═══ DATA EXTRACT ═══

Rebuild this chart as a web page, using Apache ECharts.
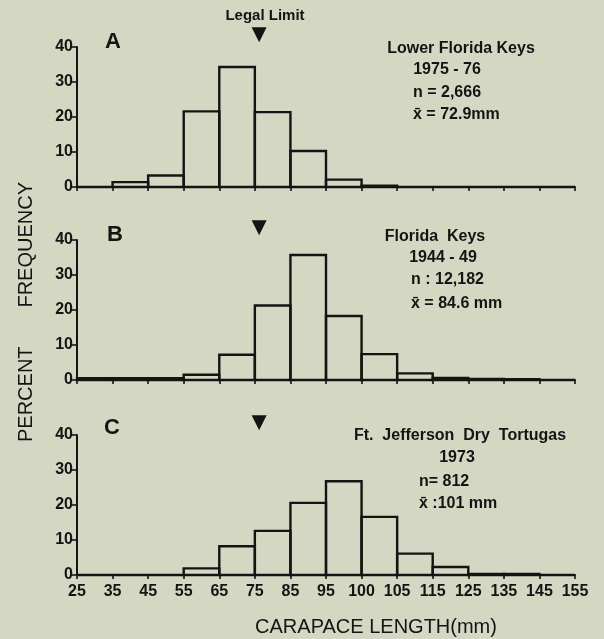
<!DOCTYPE html>
<html>
<head>
<meta charset="utf-8">
<script src="https://cdn.jsdelivr.net/npm/echarts@6/dist/echarts.min.js"></script>
<style>
  html, body { margin: 0; padding: 0; background: #d4d8c3; }
  #chart { width: 604px; height: 639px; }
</style>
</head>
<body>
<div id="chart"></div>
<script>
// Size-class edges along the carapace-length axis, as printed under the bottom panel
const tickLabels = ['25', '35', '45', '55', '65', '75', '85', '95', '100', '105', '115', '125', '135', '145', '155'];

// Percent frequency in each of the 14 classes between those edges
const lowerKeys7576   = [0, 1.4, 3.3, 21.6, 34.3, 21.4, 10.3, 2.1, 0.4, 0, 0, 0, 0, 0];
const floridaKeys4449 = [0.5, 0.5, 0.5, 1.5, 7.2, 21.3, 35.7, 18.3, 7.4, 1.9, 0.6, 0.3, 0.2, 0];
const tortugas1973    = [0, 0, 0, 1.9, 8.2, 12.6, 20.6, 26.8, 16.6, 6.1, 2.3, 0.3, 0.3, 0];

const yTickValues = [0, 10, 20, 30, 40];

// Legal minimum size, placed on the class-edge scale (first edge 25 mm, 10 mm classes)
const legalLimitMm = 76.2;
const firstEdgeMm = 25;
const classWidthMm = 10;

const panelLetters = ['A', 'B', 'C'];
const panelNotes = [
  ['Lower Florida Keys', '1975 - 76', 'n = 2,666', 'x\u0304 = 72.9mm'],
  ['Florida  Keys', '1944 - 49', 'n : 12,182', 'x\u0304 = 84.6 mm'],
  ['Ft.  Jefferson  Dry  Tortugas', '1973', 'n= 812', 'x\u0304 :101 mm']
];
const panelSeries = [lowerKeys7576, floridaKeys4449, tortugas1973];

// ---- layout ----
const ink = '#141414';
const font = '"Liberation Sans", Arial, Helvetica, sans-serif';
const gridLeft = 77, gridRight = 29;
const gridTops = [47, 240, 435];
const gridHeight = 140;
const yMax = yTickValues[yTickValues.length - 1];
const markerY = 43.5;

const chart = echarts.init(document.getElementById('chart'), null, { renderer: 'canvas' });

const grids = [], xAxes = [], yAxes = [], series = [];
panelSeries.forEach((vals, i) => {
  grids.push({ left: gridLeft, right: gridRight, top: gridTops[i], height: gridHeight });
  xAxes.push({
    type: 'value', gridIndex: i, min: 0, max: tickLabels.length - 1, interval: 1,
    axisLine: { show: true, onZero: false, lineStyle: { color: ink, width: 2 } },
    axisTick: { show: true, length: 4, lineStyle: { color: ink, width: 1.6 } },
    axisLabel: {
      show: i === panelSeries.length - 1, margin: 9,
      formatter: v => tickLabels[v] || '',
      color: ink, fontSize: 16, fontWeight: 'bold', fontFamily: font
    },
    splitLine: { show: false }
  });
  yAxes.push({
    type: 'value', gridIndex: i, min: 0, max: yMax, interval: yTickValues[1] - yTickValues[0],
    axisLine: { show: true, lineStyle: { color: ink, width: 2 } },
    axisTick: { show: true, length: 5, lineStyle: { color: ink, width: 1.6 } },
    axisLabel: { margin: 4, color: ink, fontSize: 16, fontWeight: 'bold', fontFamily: font },
    splitLine: { show: false }
  });
  // Histogram: one outlined rectangle per size class
  series.push({
    type: 'custom', xAxisIndex: i, yAxisIndex: i,
    data: vals.map((v, k) => [k, v]),
    renderItem: (params, api) => {
      const k = api.value(0), v = api.value(1);
      const p0 = api.coord([k, 0]);
      const p1 = api.coord([k + 1, v]);
      return {
        type: 'rect',
        shape: { x: p0[0], y: p1[1], width: p1[0] - p0[0], height: p0[1] - p1[1] },
        style: { fill: 'none', stroke: ink, lineWidth: 2.4 }
      };
    },
    silent: true
  });
  // Legal-limit marker above each panel
  series.push({
    type: 'scatter', xAxisIndex: i, yAxisIndex: i, clip: false, silent: true,
    symbol: 'path://M0,0L10,0L5,10Z', symbolSize: [15, 15],
    itemStyle: { color: ink, opacity: 1 },
    data: [[(legalLimitMm - firstEdgeMm) / classWidthMm, markerY]]
  });
});

function txt(text, x, y, size, weight, align, extra) {
  return Object.assign({
    type: 'text', x: x, y: y, silent: true,
    style: {
      text: text, fill: ink, font: (weight || 'normal') + ' ' + size + 'px ' + font,
      textAlign: align || 'center', align: align || 'center',
      textVerticalAlign: 'middle', verticalAlign: 'middle'
    }
  }, extra || {});
}

const graphics = [];
graphics.push(txt('Legal Limit', 265, 16, 15, 'bold'));
// panel letters
[[113, 42], [115, 235], [112, 428]].forEach((p, i) => graphics.push(txt(panelLetters[i], p[0], p[1], 22, 'bold')));
// sample notes
const notePos = [
  [[461, 49, 'center'], [447, 70, 'center'], [413, 93, 'left'], [413, 115, 'left']],
  [[435, 237, 'center'], [443, 258, 'center'], [411, 280, 'left'], [411, 304, 'left']],
  [[460, 436, 'center'], [457, 458, 'center'], [419, 482, 'left'], [419, 504, 'left']]
];
panelNotes.forEach((lines, i) => {
  lines.forEach((line, j) => {
    const p = notePos[i][j];
    graphics.push(txt(line, p[0], p[1], 16, 'bold', p[2]));
  });
});
// axis titles
graphics.push(txt('PERCENT       FREQUENCY', 26, 312, 20, 'normal', 'center', { rotation: Math.PI / 2 }));
graphics.push(txt('CARAPACE LENGTH(mm)', 376, 627, 20, 'normal'));

chart.setOption({
  backgroundColor: '#d4d8c3',
  animation: false,
  grid: grids,
  xAxis: xAxes,
  yAxis: yAxes,
  series: series,
  graphic: graphics
});
</script>
</body>
</html>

═══

— AIM —
Restate the data word for word from its first line through the line with "const classWidthMm = 10;", leaving out any picture along the way.

— IN RESPONSE —
Rebuild this chart as a web page, using Apache ECharts.
<!DOCTYPE html>
<html>
<head>
<meta charset="utf-8">
<script src="https://cdn.jsdelivr.net/npm/echarts@6/dist/echarts.min.js"></script>
<style>
  html, body { margin: 0; padding: 0; background: #d4d8c3; }
  #chart { width: 604px; height: 639px; }
</style>
</head>
<body>
<div id="chart"></div>
<script>
// Size-class edges along the carapace-length axis, as printed under the bottom panel
const tickLabels = ['25', '35', '45', '55', '65', '75', '85', '95', '100', '105', '115', '125', '135', '145', '155'];

// Percent frequency in each of the 14 classes between those edges
const lowerKeys7576   = [0, 1.4, 3.3, 21.6, 34.3, 21.4, 10.3, 2.1, 0.4, 0, 0, 0, 0, 0];
const floridaKeys4449 = [0.5, 0.5, 0.5, 1.5, 7.2, 21.3, 35.7, 18.3, 7.4, 1.9, 0.6, 0.3, 0.2, 0];
const tortugas1973    = [0, 0, 0, 1.9, 8.2, 12.6, 20.6, 26.8, 16.6, 6.1, 2.3, 0.3, 0.3, 0];

const yTickValues = [0, 10, 20, 30, 40];

// Legal minimum size, placed on the class-edge scale (first edge 25 mm, 10 mm classes)
const legalLimitMm = 76.2;
const firstEdgeMm = 25;
const classWidthMm = 10;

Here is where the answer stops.